Start of Given entries

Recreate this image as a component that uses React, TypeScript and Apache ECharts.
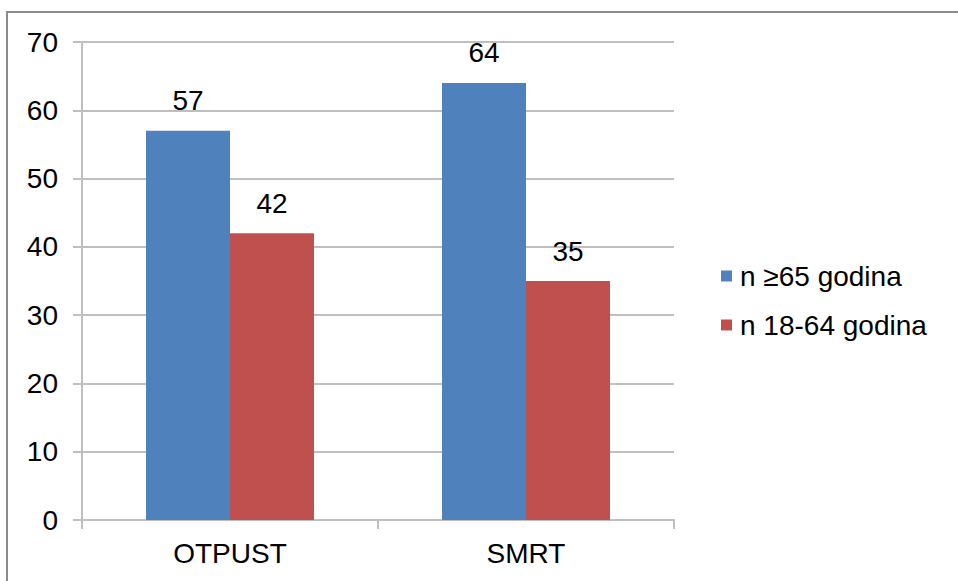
import React, { useEffect, useRef } from "react";
import * as echarts from "echarts";

const categories = ["OTPUST", "SMRT"];
const seriesNames = ["n \u226565 godina", "n 18-64 godina"];
const olderValues = [57, 64];
const youngerValues = [42, 35];
const colors = ["#4F81BD", "#C0504D"];

export default function App() {
  const ref = useRef<HTMLDivElement>(null);
  useEffect(() => {
    if (!ref.current) return;
    const chart = echarts.init(ref.current, undefined, { renderer: "svg" });
    const font = "'Liberation Sans', Arial, sans-serif";
    chart.setOption({
      animation: false,
      backgroundColor: "#ffffff",
      textStyle: { fontFamily: font },
      graphic: [
        { type: "line", shape: { x1: 7, y1: 12, x2: 7, y2: 590 }, style: { stroke: "#8c8c8c", lineWidth: 2 } },
        { type: "line", shape: { x1: 6, y1: 12, x2: 970, y2: 12 }, style: { stroke: "#8c8c8c", lineWidth: 2 } },
      ],
      grid: { left: 82, right: 284, top: 42, bottom: 61, containLabel: false },
      legend: {
        orient: "vertical",
        left: 716,
        top: 257,
        itemWidth: 11,
        itemHeight: 11,
        itemGap: 21,
        icon: "rect",
        textStyle: { fontSize: 28, color: "#000", fontFamily: font, padding: [0, 0, 0, 3] },
        data: seriesNames,
      },
      xAxis: {
        type: "category",
        data: categories,
        axisLine: { lineStyle: { color: "#bfbfbf", width: 2 } },
        axisTick: { show: true, length: 9, lineStyle: { color: "#bfbfbf", width: 2 } },
        axisLabel: { fontSize: 28, color: "#000", margin: 19, fontFamily: font },
      },
      yAxis: {
        type: "value",
        min: 0,
        max: 70,
        interval: 10,
        axisLine: { show: true, lineStyle: { color: "#bfbfbf", width: 2 } },
        axisTick: { show: true, length: 9, lineStyle: { color: "#bfbfbf", width: 2 } },
        axisLabel: { fontSize: 28, color: "#000", margin: 24, fontFamily: font },
        splitLine: { show: true, lineStyle: { color: "#bfbfbf", width: 2 } },
      },
      series: [
        {
          name: seriesNames[0],
          type: "bar",
          data: olderValues,
          itemStyle: { color: colors[0] },
          barWidth: 84,
          barGap: "0%",
          label: { show: true, position: "top", distance: 16, fontSize: 28, color: "#000", fontFamily: font },
        },
        {
          name: seriesNames[1],
          type: "bar",
          data: youngerValues,
          itemStyle: { color: colors[1] },
          barWidth: 84,
          barGap: "0%",
          label: { show: true, position: "top", distance: 16, fontSize: 28, color: "#000", fontFamily: font },
        },
      ],
    });
    return () => chart.dispose();
  }, []);
  return (
    <div
      ref={ref}
      style={{ position: "fixed", left: 0, top: 0, width: 958, height: 581, background: "#fff" }}
    />
  );
}
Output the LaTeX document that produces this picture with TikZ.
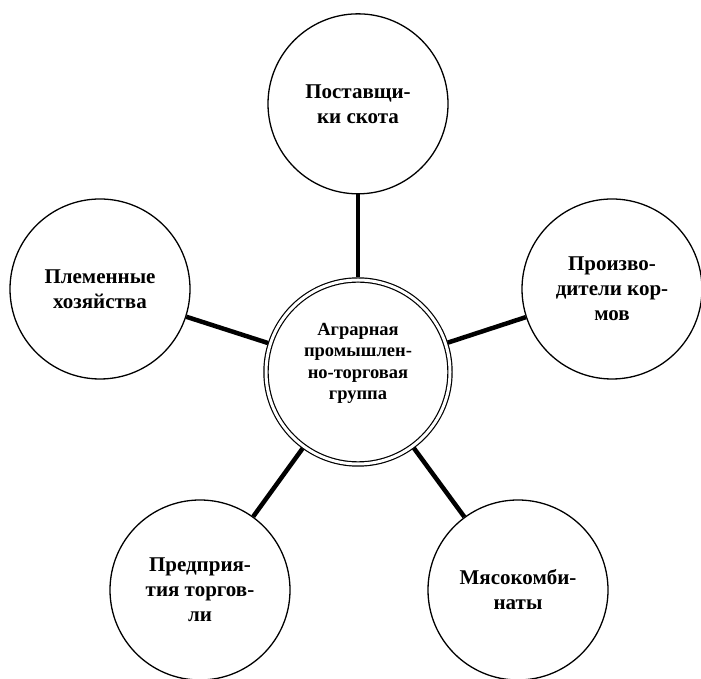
\documentclass[tikz,border=0pt]{standalone}
\usepackage{fontspec}
\setmainfont{Liberation Serif}[BoldFont={Liberation Serif Bold}]
\usetikzlibrary{positioning}

\begin{document}
\begin{tikzpicture}[
            x = 1pt, y = 1pt, % work in points
            leaf/.style = {circle, draw, line width=1.3pt, minimum size=180pt,
                           inner sep=0pt, align=center, font=\fontsize{21}{25}\selectfont\bfseries},
            hub/.style = {circle, draw, line width=1.2pt, double, double distance=3pt,
                          minimum size=184pt, inner sep=0pt, outer sep=2.5pt,
                          align=center, font=\fontsize{18.5}{21.5}\selectfont\bfseries},
            link/.style = {line width=4.5pt} % thick connector
        ]

	\useasboundingbox (0,0) rectangle (701,679);

	\node[hub] (agro) at (358,307) {Аграрная\\промышлен-\\но-торговая\\группа\\\mbox{}};

	\node[leaf] (supply) [above=83pt of agro] {Поставщи-\\ки скота};
	\node[leaf] (breed) at ([shift={(-258,83)}]agro.center) {Племенные\\хозяйства};
	\node[leaf] (feed) at ([shift={(254,83)}]agro.center) {Произво-\\дители кор-\\мов};
	\node[leaf] (trade) at ([shift={(-158,-218)}]agro.center) {Предприя-\\тия торгов-\\ли};
	\node[leaf] (meat) at ([shift={(160,-218)}]agro.center) {Мясокомби-\\наты};

	\draw[link] (agro) -- (supply);
	\draw[link] (agro) -- (breed);
	\draw[link] (agro) -- (feed);
	\draw[link] (agro) -- (trade);
	\draw[link] (agro) -- (meat);

\end{tikzpicture}
\end{document}
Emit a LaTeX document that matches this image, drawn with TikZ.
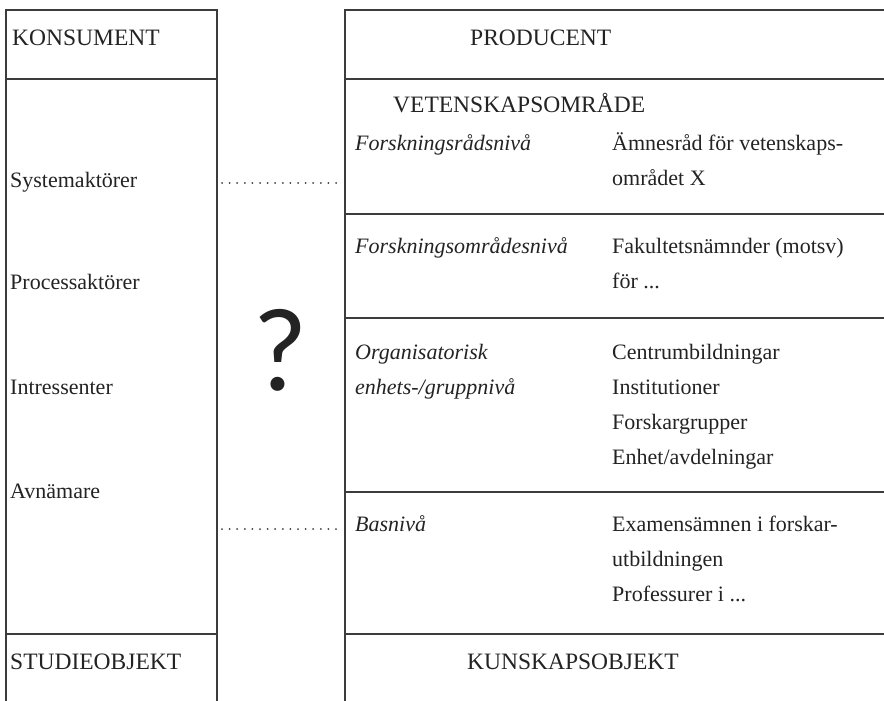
\documentclass[tikz,border=0pt]{standalone}
\usepackage{fontspec}
\setmainfont{Liberation Serif}
\newfontfamily\qmarkfont{Lato}
\usetikzlibrary{positioning}
\definecolor{rulegray}{RGB}{60,60,60}
\definecolor{inkgray}{RGB}{35,35,35}
\tikzset{
  frame/.style={draw=rulegray,line width=1.2pt},
  txt/.style={anchor=base west,inner sep=0pt,text=inkgray,font=\fontsize{22}{35}\selectfont,align=left},
  hdr/.style={txt,font=\fontsize{23.5}{35}\selectfont},
  lvl/.style={txt,font=\fontsize{22}{35}\selectfont\itshape},
  dotline/.style={draw=rulegray,line width=2pt,dash pattern=on 0pt off 7.6pt,line cap=round},
}
\begin{document}
\begin{tikzpicture}[x=1pt,y=-1pt]
  \useasboundingbox (0,0) rectangle (884,701);
  % frames
  \draw [frame] (6,701) -- (6,10) -- (217,10) -- (217,701);
  \draw [frame] (884,10) -- (345,10) -- (345,701);
  \draw [frame] (6,79) -- (217,79) (345,79) -- (884,79);
  \draw [frame] (345,214) -- (884,214) (345,318) -- (884,318) (345,492) -- (884,492);
  \draw [frame] (6,634) -- (217,634) (345,634) -- (884,634);
  % headings
  \node (kons) at (12,46) [hdr] {KONSUMENT};
  \node (prod) at (470,46) [hdr] {PRODUCENT};
  \node (vet) at (393,113) [hdr] {VETENSKAPSOMRÅDE};
  \node (stud) at (10,669) [hdr] {STUDIEOBJEKT};
  \node (kunsk) at (467,669) [hdr] {KUNSKAPSOBJEKT};
  % konsument side
  \node (sys) at (10,187) [txt] {Systemaktörer};
  \node (proc) at (10,289) [txt] {Processaktörer};
  \node (intr) at (10,394) [txt] {Intressenter};
  \node (avn) at (10,498) [txt] {Avnämare};
  % producent side (base of a multi-line node is its last line)
  \node (frn) at (355,150) [lvl] {Forskningsrådsnivå};
  \node (amne) at (612,185) [txt] {Ämnesråd för vetenskaps-\\området X};
  \node (fon) at (355,253) [lvl] {Forskningsområdesnivå};
  \node (fak) at (612,288) [txt] {Fakultetsnämnder (motsv)\\för ...};
  \node (org) at (355,394) [lvl] {Organisatorisk\\enhets-/gruppnivå};
  \node (cent) at (612,464) [txt] {Centrumbildningar\\Institutioner\\Forskargrupper\\Enhet/avdelningar};
  \node (bas) at (355,531) [lvl] {Basnivå};
  \node (exam) at (612,601) [txt] {Examensämnen i forskar-\\utbildningen\\Professurer i ...};
  % question mark and dots
  \node (q) at (281,350) [inner sep=0pt,text=inkgray,font=\fontsize{112}{112}\qmarkfont] {?};
  \coordinate (d1a) at (222,183);
  \coordinate (d1b) at (342,183);
  \coordinate (d2a) at (222,529);
  \coordinate (d2b) at (342,529);
  \draw [dotline] (d1a) -- (d1b);
  \draw [dotline] (d2a) -- (d2b);
\end{tikzpicture}
\end{document}
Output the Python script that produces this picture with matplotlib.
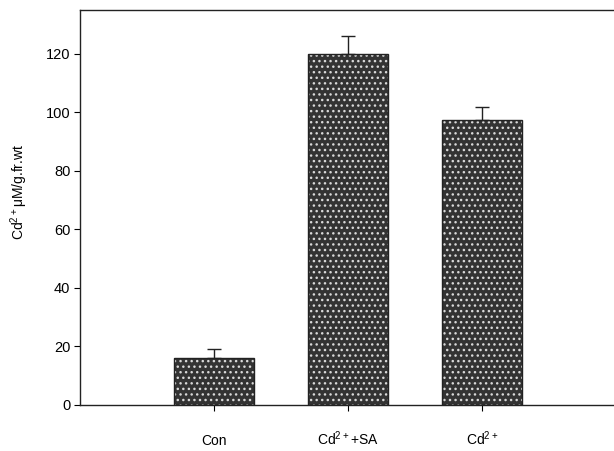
import numpy as np
import matplotlib
matplotlib.use("Agg")
import matplotlib.pyplot as plt

# valeurs
categories = ["Con", "Cd$^{2+}$+SA", "Cd$^{2+}$"]
cd_values = [16, 120, 97.5]
cd_errors = [3, 6, 4.3]
y_ticks = [0, 20, 40, 60, 80, 100, 120]

plt.rcParams['font.family'] = ['Liberation Sans', 'DejaVu Sans']
plt.rcParams['mathtext.fontset'] = 'custom'
plt.rcParams['mathtext.rm'] = 'Liberation Sans'

fig = plt.figure(figsize=(6.14, 4.51), dpi=100)
ax = fig.add_axes([80 / 614, 46 / 451, 536 / 614, 395 / 451])

x = np.arange(1, len(categories) + 1)

# fond sombre avec points clairs (texture de l'original)
ax.bar(x, cd_values, width=0.6, color='#333333', edgecolor='#d8d8d8',
       hatch='...', linewidth=0, zorder=2)
ax.bar(x, cd_values, width=0.6, fill=False, edgecolor='#222222',
       linewidth=1.0, zorder=3)
ax.errorbar(x, cd_values, yerr=[np.zeros(len(cd_errors)), cd_errors],
            fmt='none', ecolor='#222222', elinewidth=1.0, capsize=5,
            capthick=1.0, zorder=4)

ax.set_xlim(0, 4)
ax.set_ylim(0, 135)
ax.set_yticks(y_ticks)
ax.set_xticks(x)
ax.set_xticklabels(categories, fontsize=10)
for lab in ax.get_xticklabels():
    lab.set_verticalalignment('baseline')
ax.tick_params(axis='y', direction='out', length=4, labelsize=10.5, pad=3)
ax.tick_params(axis='x', direction='out', length=4, pad=25)
ax.spines['right'].set_visible(False)
for s in ['left', 'top', 'bottom']:
    ax.spines[s].set_linewidth(1.0)
    ax.spines[s].set_color('#222222')

ax.set_ylabel('Cd$^{2+}$\u03bcM/g.fr.wt', fontsize=10)
ax.yaxis.set_label_coords(-0.093, 0.54)

fig.savefig('out.png', dpi=100)
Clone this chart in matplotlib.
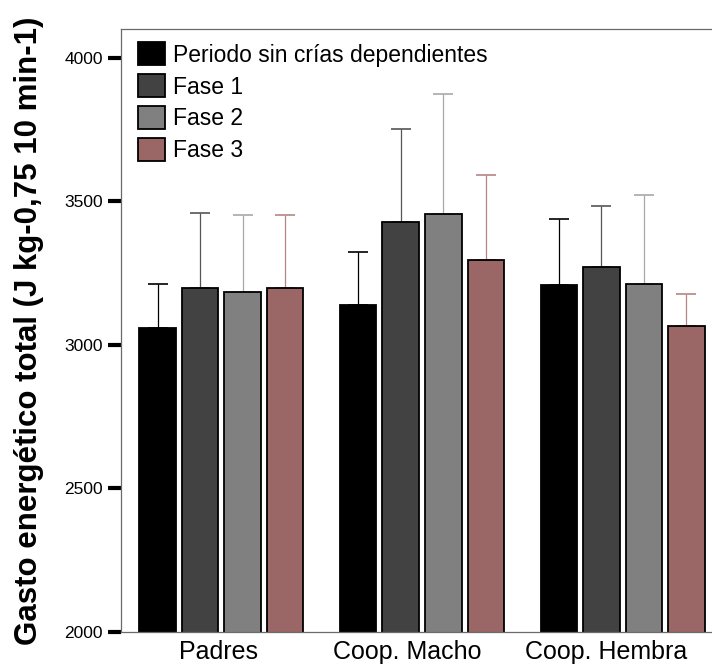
import numpy as np
import matplotlib
matplotlib.use('Agg')
import matplotlib.pyplot as plt
import matplotlib.transforms as mtransforms

plt.rcParams['font.family'] = ['Liberation Sans', 'DejaVu Sans']

# datos
grupos = ['Padres', 'Coop. Macho', 'Coop. Hembra']
fases = ['Periodo sin crías dependientes', 'Fase 1', 'Fase 2', 'Fase 3']
colores = ['#000000', '#424242', '#808080', '#9a6666']
colores_err = ['#000000', '#555555', '#a8a8a8', '#b58585']

media_periodo = [3060, 3139, 3207]
media_fase1 = [3198, 3427, 3272]
media_fase2 = [3184, 3454, 3213]
media_fase3 = [3198, 3294, 3067]

err_periodo = [153, 183, 233]
err_fase1 = [262, 326, 210]
err_fase2 = [269, 418, 308]
err_fase3 = [255, 299, 110]

medias = [media_periodo, media_fase1, media_fase2, media_fase3]
errores = [err_periodo, err_fase1, err_fase2, err_fase3]

fig = plt.figure(figsize=(7.12, 6.68), dpi=100)
ax = fig.add_axes([121/712, 36/668, 602/712, 603/668])

x = np.arange(len(grupos))
paso = 0.212
ancho = 0.182
for i in range(4):
    pos = x + (i - 1.5) * paso
    ax.errorbar(pos, medias[i], yerr=[np.zeros(3), errores[i]], fmt='none',
                ecolor=colores_err[i], elinewidth=0.9, capsize=7.2, capthick=1.2, zorder=1)
    ax.bar(pos, medias[i], width=ancho, color=colores[i], edgecolor='black',
           linewidth=1.3, label=fases[i], zorder=2)

ax.set_xlim(-0.5, 2.5)
ax.set_ylim(2000, 4100)
ax.set_yticks([2000, 2500, 3000, 3500, 4000])
ax.set_xticks(x)
ax.set_xticklabels(grupos, fontsize=18)
ax.tick_params(axis='x', length=0, pad=6)
ax.tick_params(axis='y', length=9.4, width=3, direction='out', color='black', labelsize=12.5, pad=3.5)

# las etiquetas del original estan algo desplazadas a la izquierda
desplaz = [-3, -15, -17]
for lab, d in zip(ax.get_xticklabels(), desplaz):
    lab.set_transform(lab.get_transform() + mtransforms.ScaledTranslation(d/100, 0, fig.dpi_scale_trans))

for lado in ['left', 'top', 'bottom', 'right']:
    ax.spines[lado].set_color('#6a6a6a')
    ax.spines[lado].set_linewidth(0.9)

ax.set_ylabel('Gasto energético total (J kg-0,75 10 min-1)', fontsize=22.5, fontweight='bold')
ax.yaxis.set_label_coords(-77/602, 0.499)

ax.legend(loc='upper left', bbox_to_anchor=(0.028, 0.978), frameon=False, fontsize=16.5,
          handlelength=1.18, handleheight=1.18, handletextpad=0.35, labelspacing=0.33,
          borderaxespad=0, borderpad=0)

plt.savefig('out.png', dpi=100)
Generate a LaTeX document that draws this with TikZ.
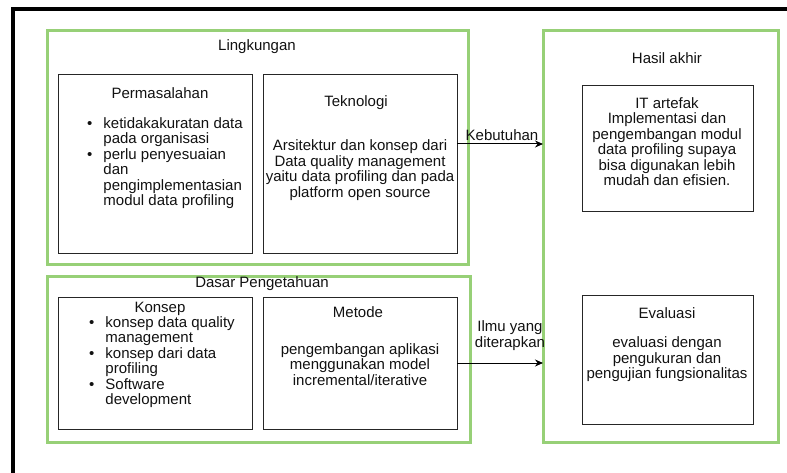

End of Given entries

**Task instructions:**
The first line to copy holds "Output the Python", and the last holds "y_ticks = [0, 20, 40, 60, 80, 100, 120]". Copy them and the lines between exactly, leaving out pictures.

**Finished answer:**
Output the Python script that produces this picture with matplotlib.
import numpy as np
import matplotlib
matplotlib.use("Agg")
import matplotlib.pyplot as plt

# valeurs
categories = ["Con", "Cd$^{2+}$+SA", "Cd$^{2+}$"]
cd_values = [16, 120, 97.5]
cd_errors = [3, 6, 4.3]
y_ticks = [0, 20, 40, 60, 80, 100, 120]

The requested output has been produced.